Cuarto, se trató de un alzamiento ciego, en el sentido de que, salvo una concertación inicial —de cuyo grado de preparación todavía no tenemos una información exacta—, no ha emergido ningún tipo de liderato ni de dirigentes, aunque multitudes de organizaciones y los gremios y sindicatos preexistentes han intentado ser sus voceros, si bien en realidad son arrastrados por esta marea. Existe, de todos modos, un discurso con algún grado de unificación, aunque tenga varios ejes: aquello que se podría llamar un hedonismo político o quizás “nihilismo libertino”.77 Eso sí, despojado de todo espíritu liberal y de liberalidad. Con más fuerza, lo que lo vincula es una especie de perspectiva anticapitalista o lo que se entiende por tal, en una clásica orientación primitivista del ímpetu revolucionario moderno, aunque soslaya el aspecto esforzado, disciplinado y austero de las organizaciones revolucionarias.
Quinto, una característica que en parte se ha escapado a los observadores es que la violencia no ha sido espontánea en el sentido con el que comúnmente se la refiere, sino que fue como aquello que surge de un verdadero estallido que después o se apaga o genera una reacción en cadena, pero en lo que no dejó de haber una reacción natural, de violencia contenida que puede o no manifestarse, lava que emerge o se mantiene en continuo hervir a medio fuego, algo de azar y algo de veleidad.
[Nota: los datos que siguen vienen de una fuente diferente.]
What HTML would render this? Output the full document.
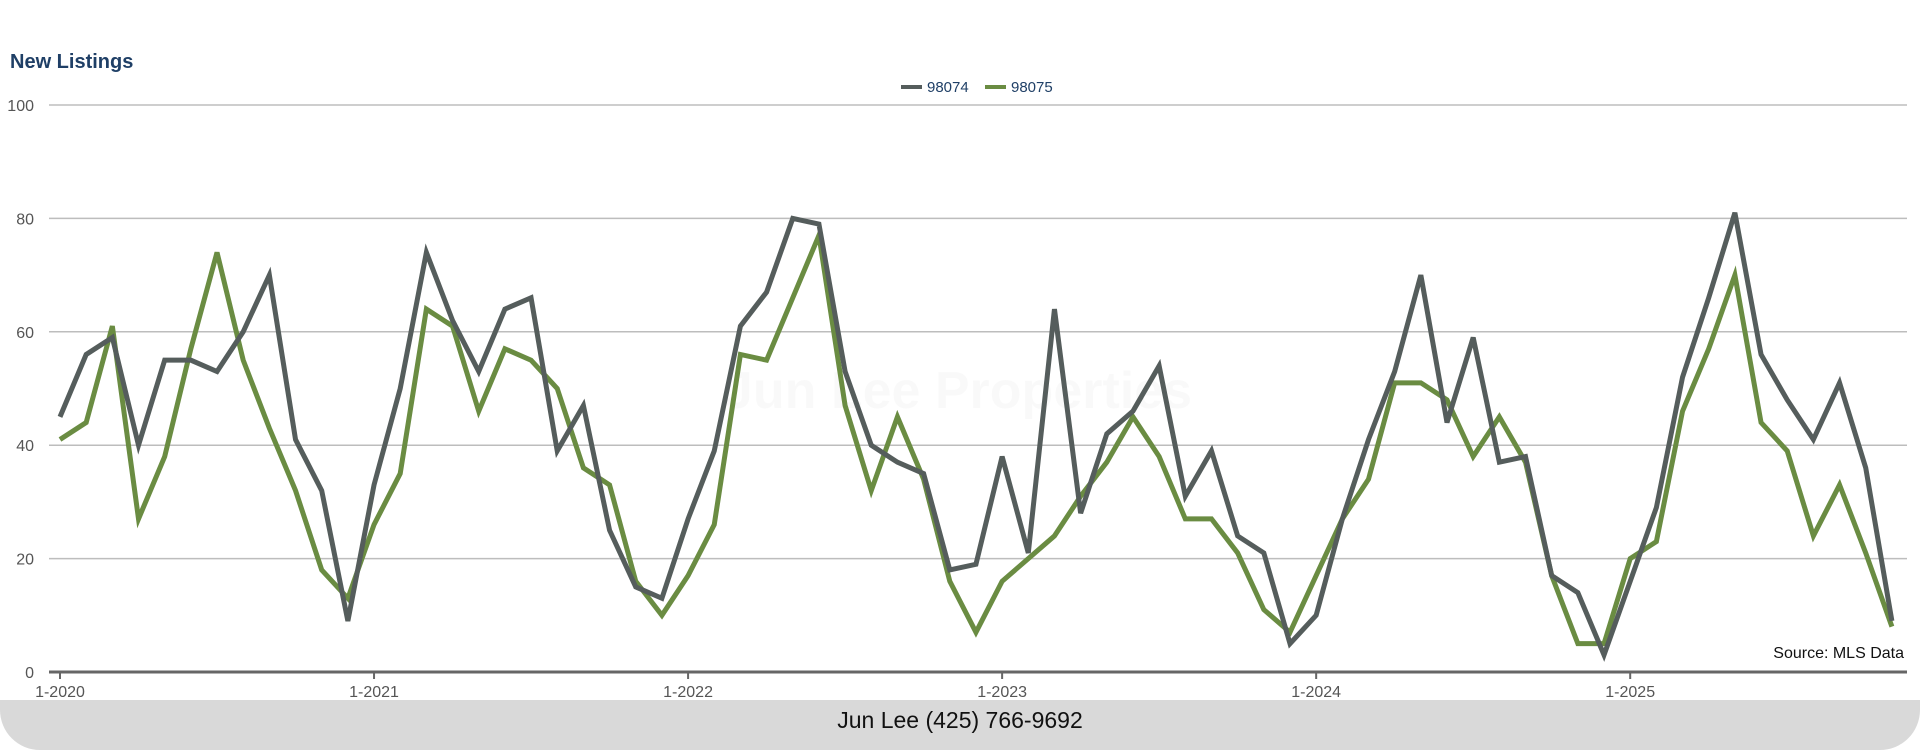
<!DOCTYPE html>
<html><head><meta charset="utf-8"><style>
body{margin:0;width:1920px;height:750px;background:#fff;overflow:hidden;font-family:"Liberation Sans",sans-serif;position:relative}
#footer{position:absolute;left:0;top:700px;width:1920px;height:50px;background:#d9d9d9;border-radius:0 0 40px 40px;text-align:center;font-size:23px;line-height:40px;color:#111}
</style></head><body>
<svg id="chart" width="1920" height="750" style="position:absolute;left:0;top:0">
<text x="10" y="68" font-size="20" font-weight="bold" fill="#1f3f66" font-family="Liberation Sans, sans-serif">New Listings</text>
<text x="958" y="408" font-size="52" font-weight="bold" fill="#000" fill-opacity="0.025" text-anchor="middle" font-family="Liberation Sans, sans-serif">Jun Lee Properties</text>
<g id="legend">
<line x1="901" y1="87" x2="922" y2="87" stroke="#555d5c" stroke-width="4"/>
<text x="927" y="92" font-size="15" fill="#1f3f66">98074</text>
<line x1="985" y1="87" x2="1006" y2="87" stroke="#6a8c42" stroke-width="4"/>
<text x="1011" y="92" font-size="15" fill="#1f3f66">98075</text>
</g>
<g id="grid"></g><g id="lines"></g>
<text x="1904" y="658" font-size="16" text-anchor="end" fill="#111">Source: MLS Data</text>
</svg>
<div id="footer">Jun Lee (425) 766-9692</div>
<script>
const yTicks=[0,20,40,60,80,100];
const xTickLabels=["1-2020","1-2021","1-2022","1-2023","1-2024","1-2025"];
const s98074=[45,56,59,40,55,55,53,60,70,41,32,9,33,50,74,62,53,64,66,39,47,25,15,13,27,39,61,67,80,79,53,40,37,35,18,19,38,21,64,28,42,46,54,31,39,24,21,5,10,27,41,53,70,44,59,37,38,17,14,3,16,29,52,66,81,56,48,41,51,36,9];
const s98075=[41,44,61,27,38,57,74,55,43,32,18,13,26,35,64,61,46,57,55,50,36,33,16,10,17,26,56,55,66,77,47,32,45,34,16,7,16,20,24,31,37,45,38,27,27,21,11,7,17,27,34,51,51,48,38,45,37,17,5,5,20,23,46,57,70,44,39,24,33,21,8];
const NS="http://www.w3.org/2000/svg";
const x0=60,mw=26.17,y0=672,yTop=105;
const X=i=>x0+i*mw, Y=v=>y0-(v/100)*(y0-yTop);
const grid=document.getElementById('grid'),lines=document.getElementById('lines');
function mk(t,a,p){const e=document.createElementNS(NS,t);for(const k in a)e.setAttribute(k,a[k]);p.appendChild(e);return e;}
yTicks.forEach(v=>{
 if(v>0){const l=mk('line',{x1:49,x2:1907,y1:Y(v),y2:Y(v),stroke:'#bdbdbd','stroke-width':1.5},grid);
 
 }
 const t=mk('text',{x:34,y:Y(v)+6,'font-size':16,fill:'#555','text-anchor':'end'},grid);t.textContent=v;
 
 
});
const ax=mk('line',{x1:49,x2:1907,y1:y0,y2:y0,stroke:'#666','stroke-width':3},grid);


xTickLabels.forEach((s,k)=>{
 const x=X(k*12);
 mk('line',{x1:x,x2:x,y1:y0,y2:y0+7,stroke:'#666','stroke-width':2},grid);
 const t=mk('text',{x:x,y:y0+25,'font-size':16,fill:'#555','text-anchor':'middle'},grid);t.textContent=s;
 
 
});
function series(d,c,n){
 const p=mk('polyline',{points:d.map((v,i)=>X(i)+','+Y(v)).join(' '),fill:'none',stroke:c,'stroke-width':5,'stroke-linejoin':'miter'},lines);
 
 
}
series(s98075,'#6a8c42','line-98075');
series(s98074,'#555d5c','line-98074');
</script>
</body></html>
Seguirá habiendo un debate sobre cuán organizado fue el estallido del 18 de octubre y sobre la sistematicidad que se ha visto después, en el intento en parte exitoso de destruir lugares estratégicos con la finalidad de paralizar al país. Lo que sí hay es un fenómeno no nuevo en la política moderna, ni siquiera en la historia de Chile, pero que alcanzó una densidad de toma de la calle que no tenía precedentes. Esta ocupación de los espacios se había visto en la Unidad Popular, pero entonces a una movilización y ocupación le respondió después de cierto tiempo la contramovilización, de modo que entre 1972 y 1973 hubo un relativo equilibrio.